What's the appeal of ballplayers? A waitress at a restaurant in Clearwater has done a careful study. "They've got nice butts," she says. Dating a ballplayer is "something to look back on and tell your kids," says Christi Russ, 20, of Lakeland, who dated a minor-league player last year. The minor leaguers tend to be more accessible, and many women dream of ascending to the majors with them. "Those were the funnest days of my life," says Tamra Soto, 23, who met her husband, then a minor-league pitcher, when she accompanied friends to a hotel room seven years ago. "You would just go to their room, knock on the door."
Many of the women vehemently deny they are "groupies." Lora Vaughan, a 33-year-old nurse who began dating Atlanta Braves three years ago, explained the distinction one night at Club Safari in West Palm Beach as a group of clearly intoxicated women flirted with players nearby. "Those are the drunken sluts-they give girls like us a bad name, " says Vaughan. " I definitely separate myself from [the groupies]," says Autumn Kilanowski, 23, who dated a Mets player this year and plans to visit him in New York. So does her roommate Beth Lahtela, 24, who went out with another Met. "We plan to stay in touch," she says. " But you know how that goes. I'm being realistic." Those who aren't can get their hearts broken. Vicky, a 26-year-old actress who goes to spring training in Palm Springs, Calif., says she's been dating a ballplayer for five years, during which time he divorced and married someone else. Why does she stay with him? " I ask myself that one all the time," she says. "I'd say it makes me feel like I'm somebody, but that sounds sick, doesn't it?"

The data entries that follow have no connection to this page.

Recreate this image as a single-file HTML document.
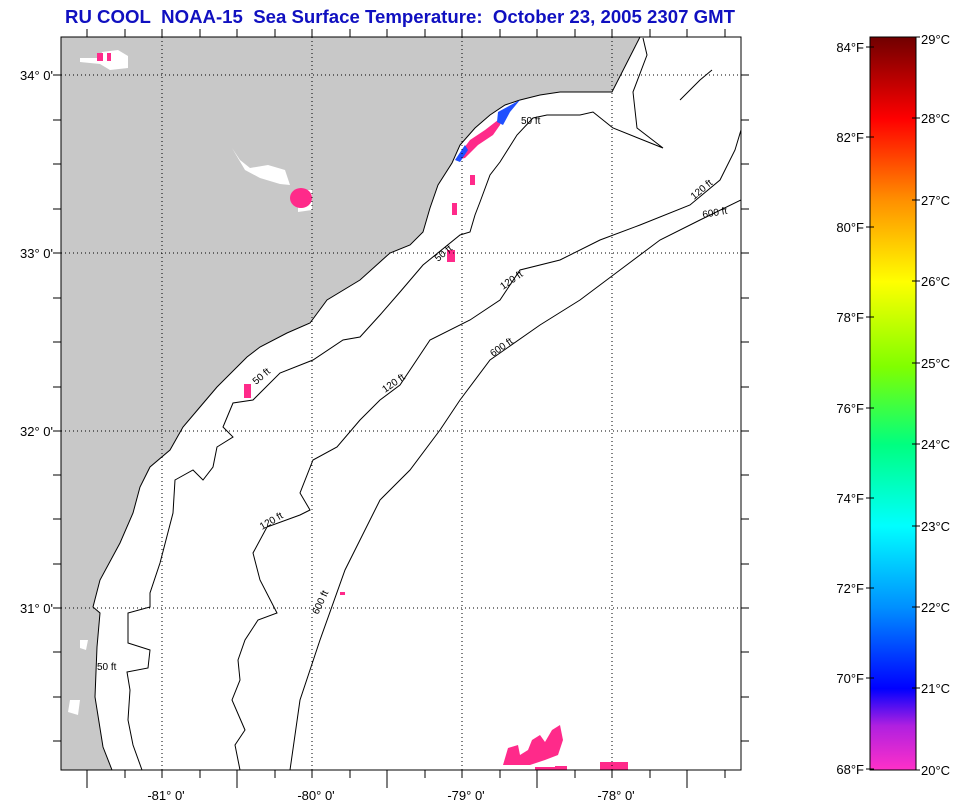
<!DOCTYPE html>
<html><head><meta charset="utf-8"><style>
body{margin:0;background:#fff;}
svg{display:block;font-family:"Liberation Sans",Arial,sans-serif;}
</style></head><body>
<svg width="968" height="801" viewBox="0 0 968 801" xmlns="http://www.w3.org/2000/svg">
<defs>
<linearGradient id="cb" x1="0" y1="1" x2="0" y2="0">
<stop offset="0" stop-color="#ff30c8"/>
<stop offset="0.06" stop-color="#b020e0"/>
<stop offset="0.111" stop-color="#0000ff"/>
<stop offset="0.222" stop-color="#0090ff"/>
<stop offset="0.333" stop-color="#00ffff"/>
<stop offset="0.444" stop-color="#00ff80"/>
<stop offset="0.55" stop-color="#80ff00"/>
<stop offset="0.666" stop-color="#ffff00"/>
<stop offset="0.777" stop-color="#ff9000"/>
<stop offset="0.888" stop-color="#ff0000"/>
<stop offset="1" stop-color="#700000"/>
</linearGradient>
<clipPath id="mc"><rect x="61" y="37" width="680" height="733"/></clipPath>
</defs>
<text x="65" y="23" font-size="18" font-weight="bold" fill="#1010c0" textLength="670" lengthAdjust="spacingAndGlyphs">RU COOL&#160; NOAA-15&#160; Sea Surface Temperature:&#160; October 23, 2005 2307 GMT</text>
<g clip-path="url(#mc)">
<rect x="61" y="37" width="680" height="733" fill="#fff"/>
<polygon fill="#c8c8c8" points="61,37 640,37 612,92 560,92 540,95 520,100 505,105 490,115 475,128 460,145 452,163 438,185 430,208 423,232 410,245 390,253 360,280 327,300 310,323 287,333 260,347 247,357 217,387 200,407 183,427 170,450 150,467 140,487 133,513 120,543 100,580 93,607 100,613 97,647 95,697 103,747 112,770 61,770"/>
<polyline fill="none" stroke="#000" stroke-width="1" points="640,37 612,92 560,92 540,95 520,100 505,105 490,115 475,128 460,145 452,163 438,185 430,208 423,232 410,245 390,253 360,280 327,300 310,323 287,333 260,347 247,357 217,387 200,407 183,427 170,450 150,467 140,487 133,513 120,543 100,580 93,607 100,613 97,647 95,697 103,747 112,770"/>
<path fill="#fff" d="M80,58 L100,58 L102,52 L118,50 L128,56 L128,68 L110,70 L100,64 L80,62Z M232,148 L240,160 L250,168 L268,165 L285,170 L290,185 L280,184 L260,178 L245,170Z M298,190 L312,190 L312,210 L298,212Z M70,700 L80,700 L78,715 L68,712Z M80,640 L88,640 L86,650 L80,648Z"/>
<g fill="#ff2a8a">
<ellipse cx="301" cy="198" rx="11" ry="10"/>
<rect x="97" y="53" width="6" height="8"/><rect x="107" y="53" width="4" height="8"/>
<path d="M455,160 L470,140 L485,130 L498,120 L505,112 L500,125 L493,135 L478,145 L465,158Z"/>
<rect x="447" y="250" width="8" height="12"/>
<rect x="244" y="384" width="7" height="14"/>
<rect x="452" y="203" width="5" height="12"/><rect x="470" y="175" width="5" height="10"/>
<rect x="340" y="592" width="5" height="3"/>
<path d="M503,765 L508,748 L518,745 L520,755 L528,750 L532,740 L540,735 L545,742 L552,730 L560,725 L563,740 L558,755 L545,760 L530,765 Z"/>
<rect x="600" y="762" width="28" height="8"/><rect x="535" y="767" width="20" height="3"/>
<rect x="555" y="766" width="12" height="4"/>
</g>
<path fill="#2050ff" d="M498,112 L520,100 L510,112 L503,125 L497,122Z M455,160 L465,145 L468,150 L460,162Z"/>
<g fill="none" stroke="#000" stroke-width="1">
<polyline points="142,770 133,745 128,720 130,690 127,672 148,668 150,650 128,643 128,613 150,607 150,593 160,563 173,513 175,480 193,470 203,480 213,467 217,447 233,437 223,427 233,403 253,400 280,373 313,360 343,340 360,337 380,315 400,292 423,265 460,235 470,232 475,215 480,202 490,175 500,162 517,135 533,118 547,115 580,115 593,112 613,128 663,148 637,128 633,92 647,55 643,38"/>
<polyline points="240,770 235,745 245,730 232,700 240,680 238,660 245,640 258,620 277,613 260,580 253,553 267,527 300,515 310,510 300,493 313,460 337,447 360,420 380,400 400,385 430,340 470,320 500,300 520,270 560,260 600,240 640,225 690,205 720,180 735,150 741,130"/>
<polyline points="290,770 300,700 320,640 345,570 380,500 410,470 440,430 460,400 490,360 540,325 580,300 620,270 660,240 700,220 741,200"/>
<polyline points="680,100 700,80 712,70"/>
</g>
<g font-size="10" fill="#000">
<text x="521" y="124">50 ft</text>
<text x="438" y="262" transform="rotate(-40 438 262)">50 ft</text>
<text x="256" y="385" transform="rotate(-40 256 385)">50 ft</text>
<text x="97" y="670">50 ft</text>
<text x="385" y="393" transform="rotate(-35 385 393)">120 ft</text>
<text x="503" y="290" transform="rotate(-35 503 290)">120 ft</text>
<text x="694" y="200" transform="rotate(-40 694 200)">120 ft</text>
<text x="262" y="530" transform="rotate(-30 262 530)">120 ft</text>
<text x="493" y="357" transform="rotate(-35 493 357)">600 ft</text>
<text x="703" y="218" transform="rotate(-10 703 218)">600 ft</text>
<text x="318" y="615" transform="rotate(-65 318 615)">600 ft</text>
</g>
<g stroke="#000" stroke-width="1" stroke-dasharray="1,3">
<line x1="162" y1="37" x2="162" y2="770"/><line x1="312" y1="37" x2="312" y2="770"/>
<line x1="462" y1="37" x2="462" y2="770"/><line x1="612" y1="37" x2="612" y2="770"/>
<line x1="61" y1="75" x2="741" y2="75"/><line x1="61" y1="253" x2="741" y2="253"/>
<line x1="61" y1="431" x2="741" y2="431"/><line x1="61" y1="608" x2="741" y2="608"/>
</g>
</g>
<rect x="61" y="37" width="680" height="733" fill="none" stroke="#000" stroke-width="1"/>
<g stroke="#000" stroke-width="1">
<path d="M87,770v18M125,770v8M162,770v8M200,770v8M237,770v18M275,770v8M312,770v8M350,770v8M387,770v18M425,770v8M462,770v8M500,770v8M537,770v18M575,770v8M612,770v8M650,770v8M687,770v18M725,770v8"/>
<path d="M87,37v-8M125,37v-8M162,37v-8M200,37v-8M237,37v-8M275,37v-8M312,37v-8M350,37v-8M387,37v-8M425,37v-8M462,37v-8M500,37v-8M537,37v-8M575,37v-8M612,37v-8M650,37v-8M687,37v-8M725,37v-8"/>
<path d="M61,75h-8M61,120h-8M61,164h-8M61,209h-8M61,253h-8M61,298h-8M61,342h-8M61,387h-8M61,431h-8M61,475h-8M61,519h-8M61,564h-8M61,608h-8M61,652h-8M61,697h-8M61,741h-8"/>
<path d="M741,75h8M741,120h8M741,164h8M741,209h8M741,253h8M741,298h8M741,342h8M741,387h8M741,431h8M741,475h8M741,519h8M741,564h8M741,608h8M741,652h8M741,697h8M741,741h8"/>
</g>
<g font-size="13" fill="#000">
<text x="53" y="80" text-anchor="end">34° 0'</text>
<text x="53" y="258" text-anchor="end">33° 0'</text>
<text x="53" y="436" text-anchor="end">32° 0'</text>
<text x="53" y="613" text-anchor="end">31° 0'</text>
<text x="166" y="800" text-anchor="middle">-81° 0'</text>
<text x="316" y="800" text-anchor="middle">-80° 0'</text>
<text x="466" y="800" text-anchor="middle">-79° 0'</text>
<text x="616" y="800" text-anchor="middle">-78° 0'</text>
</g>
<rect x="870" y="37" width="46" height="733" fill="url(#cb)" stroke="#000" stroke-width="1"/>
<g stroke="#000" stroke-width="1">
<path d="M866,47h8M866,137h8M866,227h8M866,317h8M866,408h8M866,498h8M866,588h8M866,678h8M866,769h8"/>
<path d="M912,37h8M912,118h8M912,200h8M912,281h8M912,363h8M912,444h8M912,526h8M912,607h8M912,688h8M912,770h8"/>
</g>
<g font-size="13" fill="#000">
<g text-anchor="end">
<text x="864" y="52">84°F</text><text x="864" y="142">82°F</text><text x="864" y="232">80°F</text>
<text x="864" y="322">78°F</text><text x="864" y="413">76°F</text><text x="864" y="503">74°F</text>
<text x="864" y="593">72°F</text><text x="864" y="683">70°F</text><text x="864" y="774">68°F</text>
</g>
<text x="921" y="44">29°C</text><text x="921" y="123">28°C</text><text x="921" y="205">27°C</text>
<text x="921" y="286">26°C</text><text x="921" y="368">25°C</text><text x="921" y="449">24°C</text>
<text x="921" y="531">23°C</text><text x="921" y="612">22°C</text><text x="921" y="693">21°C</text>
<text x="921" y="775">20°C</text>
</g>
</svg>
</body></html>
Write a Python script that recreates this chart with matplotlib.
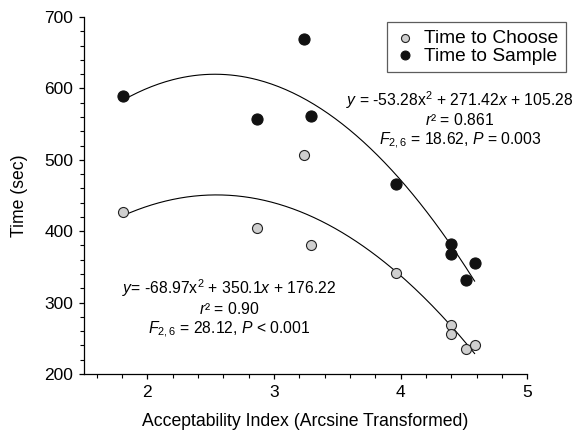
import numpy as np
import matplotlib
matplotlib.use("Agg")
import matplotlib.pyplot as plt
from matplotlib.ticker import MultipleLocator

plt.rcParams['font.family'] = ['Liberation Sans', 'DejaVu Sans']
plt.rcParams['mathtext.fontset'] = 'custom'
plt.rcParams['mathtext.rm'] = 'Liberation Sans'
plt.rcParams['mathtext.it'] = 'Liberation Sans:italic'

# Data
x_vals = [1.81, 2.865, 3.24, 3.29, 3.965, 4.40, 4.40, 4.513, 4.584]
time_choose = [427, 405, 507, 381, 342, 269, 256, 235, 241]
time_sample = [590, 557, 669, 562, 466, 382, 368, 331, 355]
series_names = ["Time to Choose", "Time to Sample"]
eq_sample = ["$y$ = -53.28x$^2$ + 271.42$x$ + 105.28", "$r$² = 0.861",
             "$F_{2,6}$ = 18.62, $P$ = 0.003"]
eq_choose = ["$y$= -68.97x$^2$ + 350.1$x$ + 176.22", "$r$² = 0.90",
             "$F_{2,6}$ = 28.12, $P$ < 0.001"]

W, H = 576, 434
fig = plt.figure(figsize=(W / 100, H / 100), dpi=100)
L, R, T, B = 84, 527.3, 17, 374
ax = fig.add_axes([L / W, 1 - B / H, (R - L) / W, (B - T) / H])

x = np.array(x_vals)
xs = np.linspace(x.min(), x.max(), 200)
for yv in (time_choose, time_sample):
    c = np.polyfit(x, np.array(yv), 2)
    ax.plot(xs, np.polyval(c, xs), color='black', lw=0.8, zorder=2)

ax.scatter(x, time_choose, s=52, facecolor='#cfcfcf', edgecolor='#222222',
           linewidth=0.8, zorder=3, label=series_names[0])
ax.scatter(x, time_sample, s=64, facecolor='#111111', edgecolor='#111111',
           linewidth=0.8, zorder=3, label=series_names[1])

ax.set_xlim(1.5, 5)
ax.set_ylim(200, 700)
ax.xaxis.set_major_locator(MultipleLocator(1))
ax.xaxis.set_minor_locator(MultipleLocator(0.2))
ax.yaxis.set_major_locator(MultipleLocator(100))
ax.yaxis.set_minor_locator(MultipleLocator(20))
ax.spines['top'].set_visible(False)
ax.spines['right'].set_visible(False)
for s in ('left', 'bottom'):
    ax.spines[s].set_linewidth(0.9)
ax.tick_params(which='major', direction='out', length=3.5, width=0.9, labelsize=12.5)
ax.tick_params(which='minor', direction='out', length=2.8, width=0.8)
ax.tick_params(axis='x', pad=4.2)
ax.tick_params(axis='y', pad=4.2)

ax.set_xlabel("Acceptability Index (Arcsine Transformed)", fontsize=12.7)
ax.set_ylabel("Time (sec)", fontsize=12.7)
ax.xaxis.set_label_coords(0.5, -(413 - B) / (B - T))
ax.yaxis.set_label_coords(-(L - 28) / (R - L), 0.5)

leg = ax.legend(loc='upper left', bbox_to_anchor=(387 / W, 1 - 22 / H),
                bbox_transform=fig.transFigure, fontsize=13.8,
                frameon=True, fancybox=False, edgecolor='#333333',
                handletextpad=0.45, borderpad=0.4, labelspacing=0.0,
                handlelength=1.1, markerscale=0.8, borderaxespad=0)
leg.get_frame().set_linewidth(0.9)

def px_to_data(px, py):
    inv = ax.transData.inverted()
    return inv.transform((px, H - py))

for t, (px, py) in zip(eq_sample, [(460, 100), (460, 120), (460, 141)]):
    dx, dy = px_to_data(px, py)
    ax.text(dx, dy, t, fontsize=11.3, ha='center', va='center')
for t, (px, py) in zip(eq_choose, [(229.5, 288.3), (229.5, 309.3), (229.5, 330)]):
    dx, dy = px_to_data(px, py)
    ax.text(dx, dy, t, fontsize=11.3, ha='center', va='center')

fig.savefig("out.png", dpi=100)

As it happens, marrying a player isn't always bliss. Night games, long absences and the constant swarm of groupies can strain even the best of marriages. "I'll pick up the phone and they'll still ask to speak to him," says Joy Cuyler, wife of Detroit Tigers center-fielder Milt Cuyler. "He'll tell them he's married. The next question is, 'Are you happily married?"' What groupies don't realize is that "you take the baseball away, you take the money away, and you've got an ordinary guy."
Many of the players profess outright disdain for these women. "They're pigs, wenches, whores, water buffaloes, beep, beep, beep," says one Atlanta Braves rookie. Others admit to being tempted by the provocative clothes and come-on stares. "Women are a great release," explains a minor leaguer in the Phillies organization. He says that even in the age of AIDS many players still sleep around, and don't worry about how carousing might affect their playing. And he claims some coaches aren't big on enforcing curfews. " The coaches are out, too. The coaches were players. Is the pot going to call the kettle black?"
Two young women sitting in Cruzan's Liquor Stand in Jensen Beach the night the rape investigation was dropped seemed to understand the rules of the game. Ballplayers who pick up girls in bars "want [sex]-a girl should know that," says Verona Benner, 21. "You can't be calling the next morning. You can't be getting pissed off," agreed her friend Heather Wright, 21. The implication was clear: if you get mixed up in this scene, you've got to know the dangers. Those two, at least, concluded it wasn't worth it.